Who could ever tell by the title of the act that it related to any particular one of the several subjects included in the several chapters numbered IX in the Penal Code ? 'There was not even a reference to a “title,” or a “subject,” or a “part” of the many titles and subjects, and of the several parts of the Code sought to be altered by the bill. Was any subject clearly expressed in such a title ? Manifestly not. Its ambiguousness is too plain to require comment. Referring to a similar act, the New York court of appeals said: “To sanction such a procedure would be to override and nullify a clear, plain and mandatory provision of the constitution.” (People v. Hills, 35 N. Y. 449.)

The authorities hold that formerly the title was no part of the act (Lane v. Commissioners of Missoula Co., 6 Mont. 480); but under constitutional mandates like that *76of Montana, quoted above, it is an indispensable part of every act. (Sutherland on St. Const. § 86.) Whether the reference to the subject may be meager or not we need not now decide, but it seems that the true and actual subject should be expressed. (Mayor, etc., v. Colgate, 12 N. Y. 146; State v. Miller, 45 Mo. 495; Tingue v. Village of Port Chester, 101 N. Y. 294, 4 N. E. 625; and cases referred to in note to Davis v. State, 61 Am. Dec. 337.)

The objects of requiring an expression of the subject in the-title are thus clearly stated by Judge Cooley (page 175, Const.

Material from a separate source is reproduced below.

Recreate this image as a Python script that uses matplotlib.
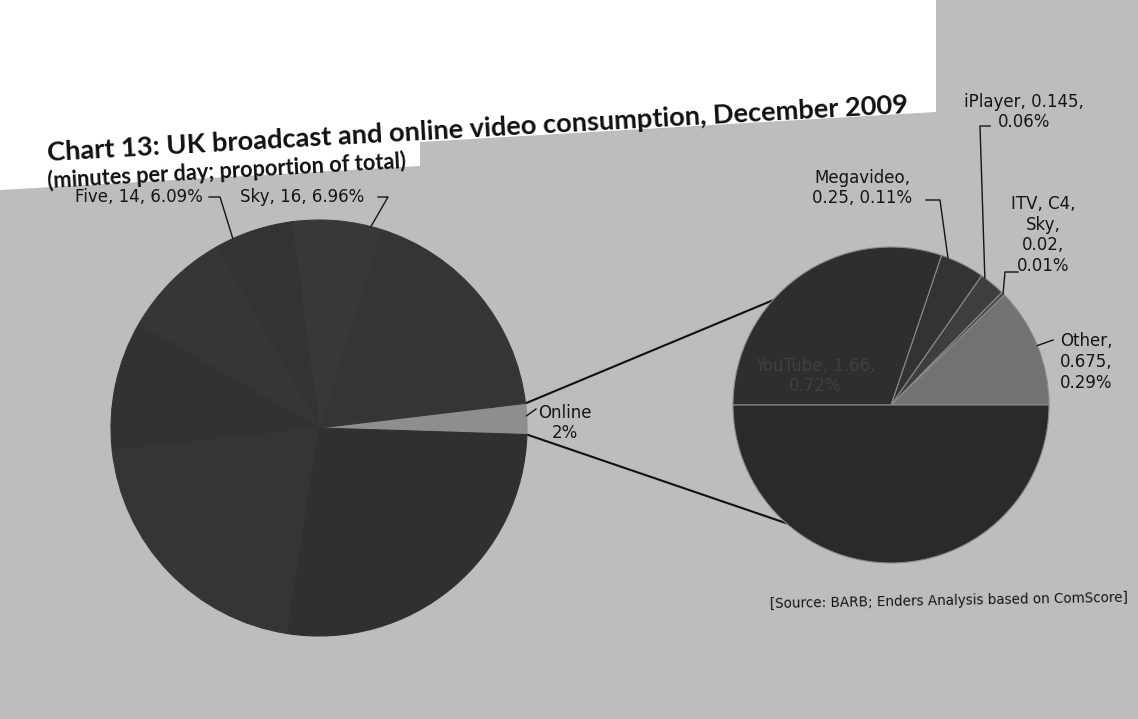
import matplotlib
matplotlib.use('Agg')
import matplotlib.pyplot as plt
from matplotlib.patches import Polygon
import numpy as np

W, H = 1138, 719

# minutes per day, Dec 2009
sec_names = ['Other', 'ITV, C4, Sky', 'iPlayer', 'Megavideo', 'YouTube', 'Other sites']
sec_values = [0.675, 0.02, 0.145, 0.25, 1.66, 2.75]
main_names = ['Online', 'Other channels', 'Sky', 'Five', 'Channel 4', 'BBC Two', 'ITV1', 'BBC One']
main_values = [sum(sec_values), 42, 16, 14, 19.6, 23, 48, 61.9]
total = sum(main_values)

title1 = 'Chart 13: UK broadcast and online video consumption, December 2009'
title2 = '(minutes per day; proportion of total)'
source = '[Source: BARB; Enders Analysis based on ComScore]'

fig = plt.figure(figsize=(W / 100, H / 100), dpi=100)
fig.patch.set_facecolor('#bdbdbd')
ax = fig.add_axes([0, 0, 1, 1])
ax.set_facecolor('#bdbdbd')

def Y(y):
    return H - y

def edge(cx, cy, r, ang):
    a = np.radians(ang)
    return cx + r * np.cos(a), cy - r * np.sin(a)

# white paper behind the title
white = [(0, 0), (936, 0), (936, 112), (420, 142), (420, 166), (0, 190)]
ax.add_patch(Polygon([(x, Y(y)) for x, y in white], closed=True,
                     facecolor='white', edgecolor='none', zorder=0))

# main pie
c1 = (319, 428)
r1 = 208
main_colors = ['#8e8e8e', '#353535', '#383838', '#333333', '#363636', '#323232', '#353535', '#303030']
w1, _ = ax.pie(main_values, colors=main_colors, startangle=-1.8, counterclock=True,
               center=(c1[0], Y(c1[1])), radius=r1, frame=True)
for w in w1:
    w.set_edgecolor(w.get_facecolor())
    w.set_linewidth(0.8)

# secondary pie
c2 = (891, 405)
r2 = 158
sec_colors = ['#727272', '#4a4a4a', '#3e3e3e', '#333333', '#2e2e2e', '#2a2a2a']
w2, _ = ax.pie(sec_values, colors=sec_colors, startangle=0, counterclock=True,
               center=(c2[0], Y(c2[1])), radius=r2, frame=True,
               wedgeprops=dict(edgecolor='#8a8a8a', linewidth=0.8))

# connector lines
on = w1[0]
p_top = edge(*c1, r1, on.theta2)
p_bot = edge(*c1, r1, on.theta1)
ax.plot([p_top[0], c2[0]], [Y(p_top[1]), Y(c2[1] - r2 + 4)], color='#111111', lw=1.5, zorder=0.5)
ax.plot([p_bot[0], c2[0]], [Y(p_bot[1]), Y(c2[1] + r2 - 4)], color='#111111', lw=1.5, zorder=0.5)
for w in list(w1) + list(w2):
    w.set_zorder(1)

lab_kw = dict(family='DejaVu Sans', fontsize=12, color='#151515', zorder=5, linespacing=1.2)

def leader(pts, wedge, c, r, frac):
    ang = wedge.theta1 + frac * (wedge.theta2 - wedge.theta1)
    ex, ey = edge(*c, r, ang)
    xs = [p[0] for p in pts] + [ex]
    ys = [Y(p[1]) for p in pts] + [Y(ey)]
    ax.plot(xs, ys, color='#151515', lw=1.0, zorder=4)

def pct(v):
    return 100 * v / total

# main labels
i = main_names.index('Five')
ax.text(75, Y(197), f'Five, {main_values[i]:g}, {pct(main_values[i]):.2f}%', ha='left', va='center', **lab_kw)
leader([(209, 197), (220, 197)], w1[i], c1, r1, 0.77)
i = main_names.index('Sky')
ax.text(240, Y(197), f'Sky, {main_values[i]:g}, {pct(main_values[i]):.2f}%', ha='left', va='center', **lab_kw)
leader([(378, 197), (388, 197)], w1[i], c1, r1, 0.12)
ax.text(565, Y(423), f'Online\n{pct(main_values[0]):.0f}%', ha='center', va='center', **lab_kw)
leader([(536, 409)], w1[0], c1, r1, 0.6)

# secondary labels
v = dict(zip(sec_names, sec_values))
ax.text(862, Y(188), f'Megavideo,\n{v["Megavideo"]:g}, {pct(v["Megavideo"]):.2f}%', ha='center', va='center', **lab_kw)
leader([(926, 200), (940, 200)], w2[3], c2, r2, 0.85)
ax.text(1024, Y(112), f'iPlayer, {v["iPlayer"]:g},\n{pct(v["iPlayer"]):.2f}%', ha='center', va='center', **lab_kw)
leader([(990, 126), (980, 126)], w2[2], c2, r2, 0.85)
ax.text(1043, Y(235), f'ITV, C4,\nSky,\n{v["ITV, C4, Sky"]:g},\n{pct(v["ITV, C4, Sky"]):.2f}%', ha='center', va='center', **lab_kw)
leader([(1018, 272), (1005, 272)], w2[1], c2, r2, 0.5)
ax.text(1086, Y(362), f'Other,\n{v["Other"]:g},\n{pct(v["Other"]):.2f}%', ha='center', va='center', **lab_kw)
leader([(1053, 340)], w2[0], c2, r2, 0.5)
# label inside the dark slice, barely readable in the scan
ax.text(815, Y(376), f'YouTube, {v["YouTube"]:g},\n{pct(v["YouTube"]):.2f}%', ha='center', va='center',
        family='DejaVu Sans', fontsize=12, color='#404040', zorder=5, linespacing=1.2)

# title and source, fitted to the scanned widths
rend = fig.canvas.get_renderer()

def fitted(x, y, txt, width, rot, **kw):
    t = ax.text(x, Y(y), txt, ha='left', va='center', rotation_mode='anchor', zorder=6, **kw)
    w = t.get_window_extent(rend).width
    t.set_fontsize(t.get_fontsize() * width / w)
    t.set_rotation(rot)
    return t

fitted(47, 153, title1, 865, 3.2, family='Lato', fontweight='bold', fontsize=17, color='#111111')
fitted(47, 181, title2, 360, 3.2, family='Lato', fontweight='bold', fontsize=17, color='#111111')
fitted(770, 604, source, 357, 1.0, family='DejaVu Sans', fontsize=10, color='#151515')

ax.set_xlim(0, W)
ax.set_ylim(0, H)
ax.set_aspect('equal')
ax.axis('off')

fig.savefig('out.png', dpi=100, facecolor=fig.get_facecolor())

Lim.): “It may therefore be assumed as settled that the purpose of these provisions was: First, to prevent hodgepodge or ‘log-rolling’ legislation; second, to prevent surprise or fraud upon the legislature by means of provisions in bills of which the titles gave no intimation, and which might therefore be overlooked and carelessly and unitentionally adopted; and, third, to fairly apprise the people, through such publication of legislative proceedings as is usually made, of the subjects of legislation that are being considered, in order that they may have opportunity of being heard thereon, by petition or otherwise, if they shall so desire. * * * The general purpose of those provisions is accomplished when a law has but one general object, which is fairly indicated by its title. To require every end and means necessary or convenient for the accomplishment of this general object to be provided for by a separate act, relating to that alone, would not only be unreasonable, but would actually render legislation impossible.” (Vide extended note to Davis v. State, 61 Am. Dec. 337.)

Our imperative duty is to uphold the constitution when a statute conflicts with it. Whether the legislation being inquired into is good or bad, moral or immoral, in its tendencies, cannot enter into our examination of the questions involved. If the legislature has violated constitutional commands in the enactment of the senate bill now printed as a law of the Penal Code, we must declare that it has. It were far better at this time, in the early history of this new state, that *77a legislative act be declared invalid than that precedent be set by which plain provisions of the constitution may be nullified by loose and questionable interpretations of our fundamental law. (State ex rel. Woods v. Tooker, 15 Mont. 8.)

Being of opinion that the senate bill printed as sections 600 to 607 of the Penal Code did not clearly express any subject in its title, it follows that it was passed in violation of the constitution. As a consequence, the sections of said act have no proper place in the published Codes, and should be expunged therefrom. Respondent concedes that the same laws which were in force in 1889, re-enacted as part of chapter 8 (sections 357-369a), Penal Code, are alive, and must control now.

The order of the district court directing the acquittal of the defendant is affirmed.

Affirmed.

Pemberton, C. J., and De Witt, J., concur.